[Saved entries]
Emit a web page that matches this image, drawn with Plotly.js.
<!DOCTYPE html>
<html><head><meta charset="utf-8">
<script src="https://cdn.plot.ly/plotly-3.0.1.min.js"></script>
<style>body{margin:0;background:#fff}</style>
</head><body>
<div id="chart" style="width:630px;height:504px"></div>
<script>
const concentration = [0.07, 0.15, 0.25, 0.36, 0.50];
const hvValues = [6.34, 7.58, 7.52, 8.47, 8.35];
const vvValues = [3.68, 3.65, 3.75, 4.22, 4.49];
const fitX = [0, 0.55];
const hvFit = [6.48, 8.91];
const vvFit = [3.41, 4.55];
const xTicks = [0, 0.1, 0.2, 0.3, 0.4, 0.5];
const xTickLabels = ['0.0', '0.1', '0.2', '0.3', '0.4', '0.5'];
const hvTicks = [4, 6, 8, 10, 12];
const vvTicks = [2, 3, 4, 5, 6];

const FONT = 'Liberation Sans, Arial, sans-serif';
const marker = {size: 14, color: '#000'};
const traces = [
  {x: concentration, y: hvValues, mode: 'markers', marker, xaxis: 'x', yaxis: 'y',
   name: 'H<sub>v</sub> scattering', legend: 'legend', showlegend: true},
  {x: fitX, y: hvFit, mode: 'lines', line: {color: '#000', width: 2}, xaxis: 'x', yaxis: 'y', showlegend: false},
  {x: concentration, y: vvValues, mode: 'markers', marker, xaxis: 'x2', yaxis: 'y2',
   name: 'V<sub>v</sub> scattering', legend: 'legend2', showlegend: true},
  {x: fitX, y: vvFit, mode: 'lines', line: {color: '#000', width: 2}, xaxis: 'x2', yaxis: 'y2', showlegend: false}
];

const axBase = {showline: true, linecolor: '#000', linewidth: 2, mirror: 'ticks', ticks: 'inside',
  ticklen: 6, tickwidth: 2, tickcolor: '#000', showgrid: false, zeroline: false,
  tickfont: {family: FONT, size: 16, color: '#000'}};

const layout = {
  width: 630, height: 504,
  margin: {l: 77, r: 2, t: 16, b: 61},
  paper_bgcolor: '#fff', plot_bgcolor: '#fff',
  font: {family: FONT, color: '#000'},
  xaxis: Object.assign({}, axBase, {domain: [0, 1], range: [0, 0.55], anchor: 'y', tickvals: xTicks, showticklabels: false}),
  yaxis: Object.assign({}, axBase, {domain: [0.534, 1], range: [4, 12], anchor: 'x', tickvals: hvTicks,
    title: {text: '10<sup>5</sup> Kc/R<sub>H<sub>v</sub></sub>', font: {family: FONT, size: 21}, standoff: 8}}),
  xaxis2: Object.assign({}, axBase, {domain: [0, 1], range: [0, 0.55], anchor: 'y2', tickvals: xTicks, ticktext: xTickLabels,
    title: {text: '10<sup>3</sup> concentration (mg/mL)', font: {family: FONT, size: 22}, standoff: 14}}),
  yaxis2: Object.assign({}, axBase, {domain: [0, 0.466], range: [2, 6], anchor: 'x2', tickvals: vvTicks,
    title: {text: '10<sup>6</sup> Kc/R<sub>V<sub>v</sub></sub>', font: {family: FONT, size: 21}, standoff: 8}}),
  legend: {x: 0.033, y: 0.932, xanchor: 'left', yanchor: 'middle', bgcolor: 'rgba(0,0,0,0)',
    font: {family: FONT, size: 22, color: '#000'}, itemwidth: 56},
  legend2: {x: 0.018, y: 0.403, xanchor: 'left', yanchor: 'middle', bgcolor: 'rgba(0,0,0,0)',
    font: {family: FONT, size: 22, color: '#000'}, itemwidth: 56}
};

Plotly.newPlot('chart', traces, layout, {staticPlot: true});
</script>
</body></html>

==

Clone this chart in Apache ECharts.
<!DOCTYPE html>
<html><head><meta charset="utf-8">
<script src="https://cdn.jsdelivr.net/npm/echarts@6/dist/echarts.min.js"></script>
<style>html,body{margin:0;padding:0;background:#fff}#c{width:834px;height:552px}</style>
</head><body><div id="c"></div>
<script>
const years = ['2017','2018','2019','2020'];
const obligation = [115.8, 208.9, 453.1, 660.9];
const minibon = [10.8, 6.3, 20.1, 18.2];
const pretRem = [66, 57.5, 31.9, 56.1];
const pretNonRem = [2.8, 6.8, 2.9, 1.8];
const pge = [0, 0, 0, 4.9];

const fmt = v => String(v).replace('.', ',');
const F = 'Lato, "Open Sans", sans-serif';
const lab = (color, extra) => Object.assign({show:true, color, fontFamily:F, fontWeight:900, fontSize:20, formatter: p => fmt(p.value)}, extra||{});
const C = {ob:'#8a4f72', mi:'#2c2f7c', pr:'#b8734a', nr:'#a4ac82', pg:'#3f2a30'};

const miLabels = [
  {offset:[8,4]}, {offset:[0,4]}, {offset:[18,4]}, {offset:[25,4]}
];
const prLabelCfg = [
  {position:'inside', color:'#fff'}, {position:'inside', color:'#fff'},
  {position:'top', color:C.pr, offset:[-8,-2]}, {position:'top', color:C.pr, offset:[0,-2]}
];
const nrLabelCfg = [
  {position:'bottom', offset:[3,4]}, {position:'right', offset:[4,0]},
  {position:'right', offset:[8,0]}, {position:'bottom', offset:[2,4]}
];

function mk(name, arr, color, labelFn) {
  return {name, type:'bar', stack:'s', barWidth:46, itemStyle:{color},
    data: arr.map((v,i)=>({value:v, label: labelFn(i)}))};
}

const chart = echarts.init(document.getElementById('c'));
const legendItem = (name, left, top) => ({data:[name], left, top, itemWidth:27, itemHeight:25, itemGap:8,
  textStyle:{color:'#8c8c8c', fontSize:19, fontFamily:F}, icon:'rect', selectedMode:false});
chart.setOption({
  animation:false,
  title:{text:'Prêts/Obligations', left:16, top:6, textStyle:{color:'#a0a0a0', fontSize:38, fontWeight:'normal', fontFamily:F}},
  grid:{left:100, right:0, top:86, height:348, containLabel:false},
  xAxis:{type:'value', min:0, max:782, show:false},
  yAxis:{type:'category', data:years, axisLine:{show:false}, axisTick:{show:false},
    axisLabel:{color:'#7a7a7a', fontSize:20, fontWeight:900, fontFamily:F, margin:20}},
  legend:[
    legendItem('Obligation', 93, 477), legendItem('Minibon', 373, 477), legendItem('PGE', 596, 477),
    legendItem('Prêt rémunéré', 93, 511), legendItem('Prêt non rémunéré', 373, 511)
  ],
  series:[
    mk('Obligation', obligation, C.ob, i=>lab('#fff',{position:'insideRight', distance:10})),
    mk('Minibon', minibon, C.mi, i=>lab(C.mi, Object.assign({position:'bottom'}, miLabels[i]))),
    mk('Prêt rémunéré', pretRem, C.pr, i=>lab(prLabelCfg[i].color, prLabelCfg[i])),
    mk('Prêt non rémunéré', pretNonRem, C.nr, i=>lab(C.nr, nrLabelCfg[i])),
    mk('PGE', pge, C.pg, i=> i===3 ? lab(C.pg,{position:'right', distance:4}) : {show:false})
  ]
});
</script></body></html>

* What is asked *
Reply with nothing but the number of lines in the data above that contain "this".

* Final answer *
2